Can You Take An E Cig On Board A Flight?
Electronic cigarettes do not emit smoke and do not set off smoke alarms. They release vapor which is several times less poisonous than cigarettes, though not completely poison-free. Their products are tastier than cigarettes, come in a multitude of interesting flavors, and smell nice or produce no odor at all. Airline travelers naturally want to know if they can travel with e cigs, what is permitted in their on-flight baggage, and whether or not they can vape on board.
No Easy Answer
Policies regarding in-flight vaping are made by independent airlines, not by the United States government or by the FAA. Their position is uncertain; they have made no official statement except to encourage airlines to do their own research and reach independent conclusions based on reliable studies.
Since there is little evidence to work from, airline CEOs will have to find some means of surveying the opinions of their passengers to reach their decisions. Passengers will have to check with each carrier individually before planning to vape onboard.
Has Vaping Been Banned by an Airline?
Some airlines make a clear distinction between e cigs and smoking. There is no airline where smoking is permitted during a flight, but vaping has received a neutral greeting by some. Cases have arisen where a person has vaped and been asked to stop, or where the policy has been to prohibit vaping but it has continued without comment.
What really matters is the opinion of fellow passengers. Airlines recommend that even if they do not ban vaping, other passengers’ feelings about e cigs should be treated with courtesy. As for what one can carry onboard, the same rules apply to e-liquids as to shampoo and hand lotion: 100 ml is the maximum, so small bottles of e-liquid are permissible in carry-on baggage.
Even airports are self-regulated. At airports in Los Angeles, Seattle, and Atlanta, vaping is prohibited. Meanwhile, airports in Miami, Arizona, and Nevada permit vaping inside. As studies shed light on the pros and cons, these attitudes might change.
Banning Indoor Vaping
The World Health Organization has recommended that e cigs be banned from indoor use. At an airport, one could be asked to vape outside. But there are few places as confined as an airplane where one cannot simply get up and leave if he dislikes what another passenger is doing or wishes to protest airline policy.

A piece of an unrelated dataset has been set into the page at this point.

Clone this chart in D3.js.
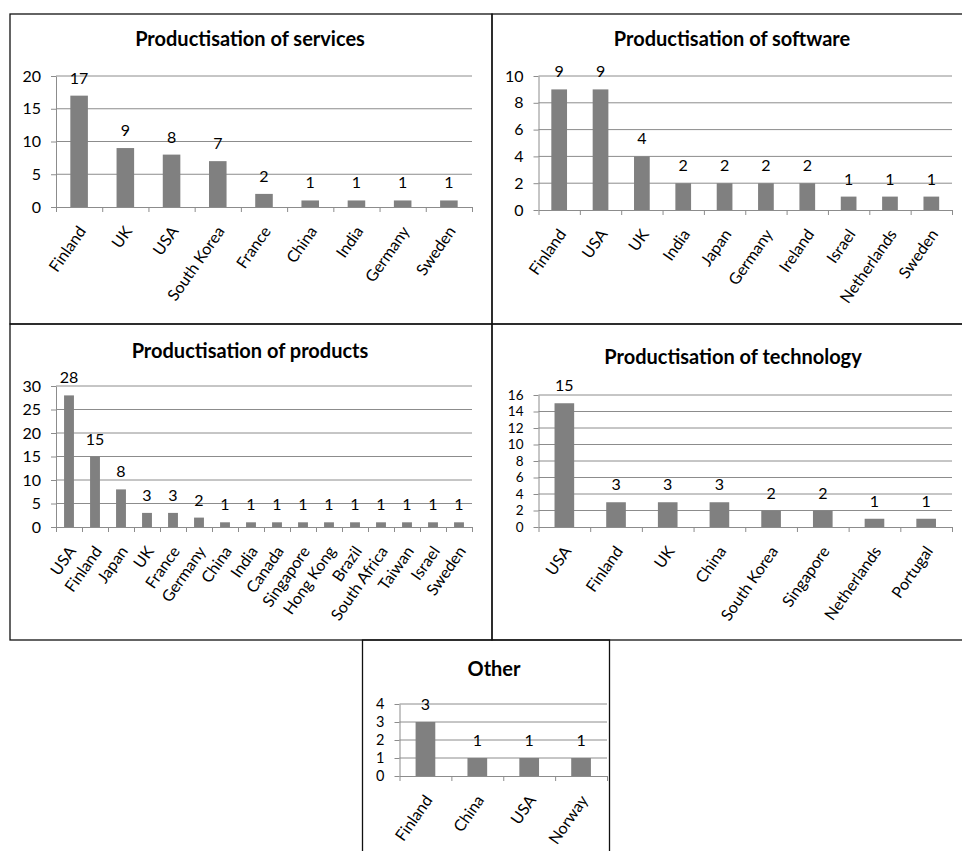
<!DOCTYPE html>
<html>
<head>
<meta charset="utf-8">
<script src="https://cdn.jsdelivr.net/npm/d3@7"></script>
<style>
  html, body { margin: 0; padding: 0; background: #fff; }
  svg { display: block; }
</style>
</head>
<body>
<div id="chart"></div>
<script>
// data
const servicesCountries = ["Finland", "UK", "USA", "South Korea", "France", "China", "India", "Germany", "Sweden"];
const servicesValues = [17, 9, 8, 7, 2, 1, 1, 1, 1];
const servicesTicks = [0, 5, 10, 15, 20];

const softwareCountries = ["Finland", "USA", "UK", "India", "Japan", "Germany", "Ireland", "Israel", "Netherlands", "Sweden"];
const softwareValues = [9, 9, 4, 2, 2, 2, 2, 1, 1, 1];
const softwareTicks = [0, 2, 4, 6, 8, 10];

const productsCountries = ["USA", "Finland", "Japan", "UK", "France", "Germany", "China", "India", "Canada", "Singapore", "Hong Kong", "Brazil", "South Africa", "Taiwan", "Israel", "Sweden"];
const productsValues = [28, 15, 8, 3, 3, 2, 1, 1, 1, 1, 1, 1, 1, 1, 1, 1];
const productsTicks = [0, 5, 10, 15, 20, 25, 30];

const technologyCountries = ["USA", "Finland", "UK", "China", "South Korea", "Singapore", "Netherlands", "Portugal"];
const technologyValues = [15, 3, 3, 3, 2, 2, 1, 1];
const technologyTicks = [0, 2, 4, 6, 8, 10, 12, 14, 16];

const otherCountries = ["Finland", "China", "USA", "Norway"];
const otherValues = [3, 1, 1, 1];
const otherTicks = [0, 1, 2, 3, 4];

const fontFamily = "Lato, 'Open Sans', sans-serif";
const labelSize = 16;
const titleSize = 20;
const barColor = "#808080";
const gridColor = "#8c8c8c";

const width = 962;
const height = 851;

const svg = d3.select("#chart")
  .append("svg")
  .attr("width", width)
  .attr("height", height)
  .style("font-family", fontFamily);

// layout of each panel (frame, plot area, title); tickSize = y label font size
const charts = [
  { title: "Productisation of services", categories: servicesCountries, values: servicesValues, ticks: servicesTicks,
    frame: [10, 14, 482, 310], plot: { left: 56, right: 472, top: 76, bottom: 207 }, titlePos: [250, 46], tickSize: 16 },
  { title: "Productisation of software", categories: softwareCountries, values: softwareValues, ticks: softwareTicks,
    frame: [492, 14, 480, 310], plot: { left: 538.5, right: 952, top: 76, bottom: 210 }, titlePos: [732, 46], tickSize: 16 },
  { title: "Productisation of products", categories: productsCountries, values: productsValues, ticks: productsTicks,
    frame: [10, 324, 482, 316], plot: { left: 56, right: 472, top: 386, bottom: 527 }, titlePos: [250, 358], tickSize: 16 },
  { title: "Productisation of technology", categories: technologyCountries, values: technologyValues, ticks: technologyTicks,
    frame: [492, 324, 480, 316], plot: { left: 538.5, right: 952, top: 395, bottom: 527 }, titlePos: [733, 364], tickSize: 13.5 },
  { title: "Other", categories: otherCountries, values: otherValues, ticks: otherTicks,
    frame: [362.5, 640, 247, 230], plot: { left: 399.5, right: 607, top: 704, bottom: 776 }, titlePos: [494, 676], tickSize: 14.5 },
];

// frames first so the panels share their edges
charts.forEach((c) => {
  svg.append("rect")
    .attr("x", c.frame[0])
    .attr("y", c.frame[1])
    .attr("width", c.frame[2])
    .attr("height", c.frame[3])
    .attr("fill", "none")
    .attr("stroke", "#111")
    .attr("stroke-width", 1.3);
});

charts.forEach(drawChart);

function drawChart(c) {
  const p = c.plot;
  const g = svg.append("g");
  const n = c.categories.length;

  const x = d3.scaleBand().domain(c.categories).range([p.left, p.right]);
  const xEdges = d3.scaleLinear().domain([0, n]).range([p.left, p.right]);
  const y = d3.scaleLinear().domain([0, d3.max(c.ticks)]).range([p.bottom, p.top]);

  // horizontal gridlines
  g.append("g")
    .selectAll("line")
    .data(c.ticks.filter((t) => t > 0))
    .join("line")
    .attr("x1", p.left)
    .attr("x2", p.right)
    .attr("y1", (d) => y(d))
    .attr("y2", (d) => y(d))
    .attr("stroke", gridColor)
    .attr("stroke-width", 1);

  // y axis
  const yAxis = g.append("g")
    .attr("transform", `translate(${p.left},0)`)
    .call(d3.axisLeft(y).tickValues(c.ticks).tickFormat(d3.format("d"))
      .tickSize(5).tickSizeOuter(0).tickPadding(10))
    .attr("font-family", null)
    .attr("font-size", c.tickSize);
  yAxis.select(".domain").attr("stroke", gridColor);
  yAxis.selectAll(".tick line").attr("stroke", gridColor);
  yAxis.selectAll(".tick text").attr("fill", "#000");

  // x axis, tick marks between categories
  const xAxis = g.append("g")
    .attr("transform", `translate(0,${p.bottom})`)
    .call(d3.axisBottom(xEdges).tickValues(d3.range(n + 1)).tickSize(5).tickSizeOuter(0).tickFormat(""));
  xAxis.select(".domain").attr("stroke", gridColor);
  xAxis.selectAll(".tick line").attr("stroke", gridColor);

  // bars
  const barRatio = 0.38;
  const bw = x.bandwidth() * barRatio;
  g.append("g")
    .selectAll("rect")
    .data(c.values)
    .join("rect")
    .attr("x", (d, i) => x(c.categories[i]) + (x.bandwidth() - bw) / 2)
    .attr("y", (d) => y(d))
    .attr("width", bw)
    .attr("height", (d) => y(0) - y(d))
    .attr("fill", barColor);

  // value labels
  g.append("g")
    .selectAll("text")
    .data(c.values)
    .join("text")
    .attr("x", (d, i) => x(c.categories[i]) + x.bandwidth() / 2)
    .attr("y", (d) => y(d) - 12)
    .attr("text-anchor", "middle")
    .attr("font-size", labelSize)
    .text((d) => d);

  // rotated category labels
  g.append("g")
    .selectAll("text")
    .data(c.categories)
    .join("text")
    .attr("transform", (d) => `translate(${x(d) + x.bandwidth() / 2 + 3},${p.bottom + 21}) rotate(-55)`)
    .attr("text-anchor", "end")
    .attr("dy", "0.35em")
    .attr("font-size", labelSize)
    .text((d) => d);

  // title
  g.append("text")
    .attr("x", c.titlePos[0])
    .attr("y", c.titlePos[1])
    .attr("text-anchor", "middle")
    .attr("font-size", titleSize)
    .attr("font-weight", "bold")
    .text(c.title);
}
</script>
</body>
</html>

Many individuals would say that the air quality on an airplane is already questionable because it is recycled air. After a flight, individuals often report feeling ill, possibly because they caught germs from other travelers who were sick or about to become ill. There is no escape from germs or toxins if they are floating around the cabin of an airplane.
If suggestions regarding indoor vaping are to be taken seriously anywhere, it should be by airlines protecting the safety of passengers.
Unknown Factors to Weigh Up
The fact remains that e cig manufacturers, scientists, and medical professionals still do not know for sure what toxins and how many are released when people vape, particularly if they are using a nicotine e-liquid. Even if a consumer uses e-liquid free of nicotine, there might be toxins in the vapor.